Jimmy Carter sits down for breakfast with Pete Buttigieg ahead of Super Tuesday

Democratic presidential candidate former South Bend, Ind., Mayor Pete Buttigieg, left, meets with former President Jimmy Carter, center, at Buffalo Cafe in Plains, Ga., Sunday, March 1, 2020. (AP Photo/Matt Rourke)

(CNN) — Former President Jimmy Carter sat down to an early morning breakfast with Pete Buttigieg Sunday in his hometown of Plains, Georgia, following the former South Bend, Indiana, mayor’s disappointing showing in South Carolina.

Asked what he thinks of Buttigieg, Carter praised the former mayor and shared some candid commentary on his fight for the Democratic Party’s nomination. The pair was joined by their spouses for the morning meal at the Buffalo Café.

“I’ve liked him since I first met him. Year before last we built houses for Habitat for Humanity in South Bend, Indiana, because he was there,” Carter told reporters. “We got to know him then and I’ve liked him ever since.”

Carter then nodded to Buttigieg’s uncertain path ahead, saying, “He doesn’t know what he’s going to do after South Carolina.”

Buttigieg responded with a good-natured chuckle.

“Every day we’ll do the math,” he said. “We so enjoyed having the Carters in South Bend.”

The Buttigieg campaign is looking to make gains on Super Tuesday when voters in more than a dozen states across the US will cast votes for their preferred Democratic candidate.

The former mayor entered Saturday’s South Carolina contest in second place in the delegate count, but following a disappointing finish in the Palmetto State that netted him no new delegates, he now trails former Vice President Joe Biden and Vermont Sen. Bernie Sanders with just 26 delegates.

In a gaggle with reporters, Buttigieg conceded Biden’s surge in South Carolina was a significant one, telling CNN, “Certainly, the vice president’s victory last night in South Carolina was convincing, and it reflected the goodwill that he’s built up over years and decades, and of course the effect of the Whip (Democratic South Carolina Rep. Jim) Clyburn supporting him and the campaign that they ran.”
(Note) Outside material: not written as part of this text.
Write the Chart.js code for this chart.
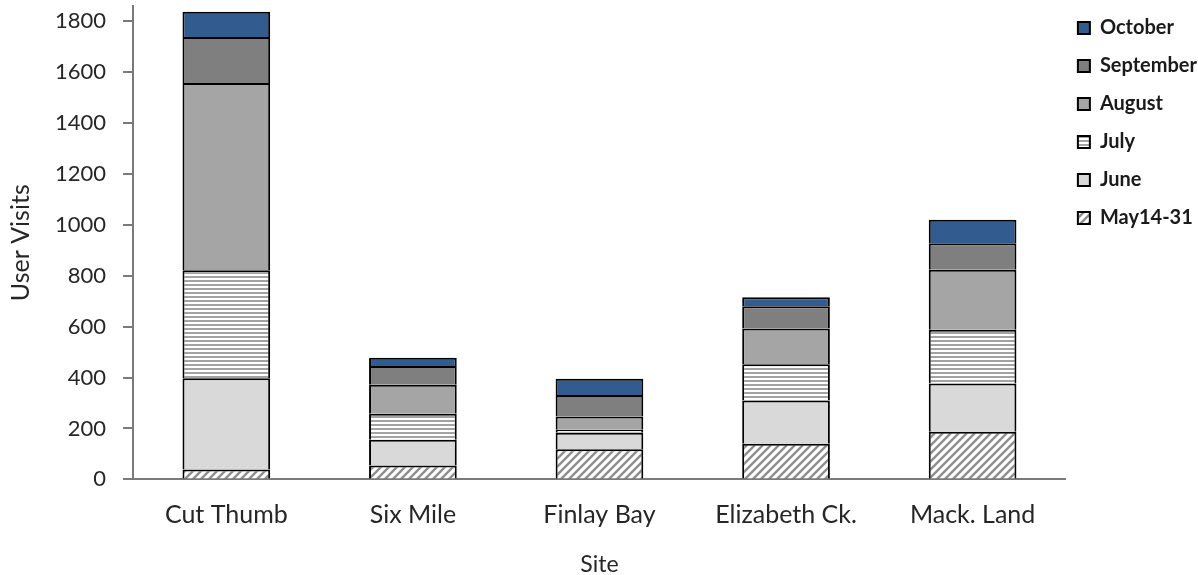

Buttigieg also acknowledged the challenging road ahead, telling reporters that “the whole idea of running for president is to make yourself useful, and to make sure that you are moving things in the right direction.”

“And every day we get up, we assess where we are, and we look at how we can be making the biggest contribution to the future, and every day that we’ve been running this campaign has been based on our belief that our campaign’s message is the right one, the right alternative… to Sen. Sanders, but also the right alternative to President (Donald) Trump,” he said.

Buttigieg was set to join other candidates in Selma, Alabama, later Sunday to commemorate the historic 1965 civil rights march across the Edmund Pettus Bridge.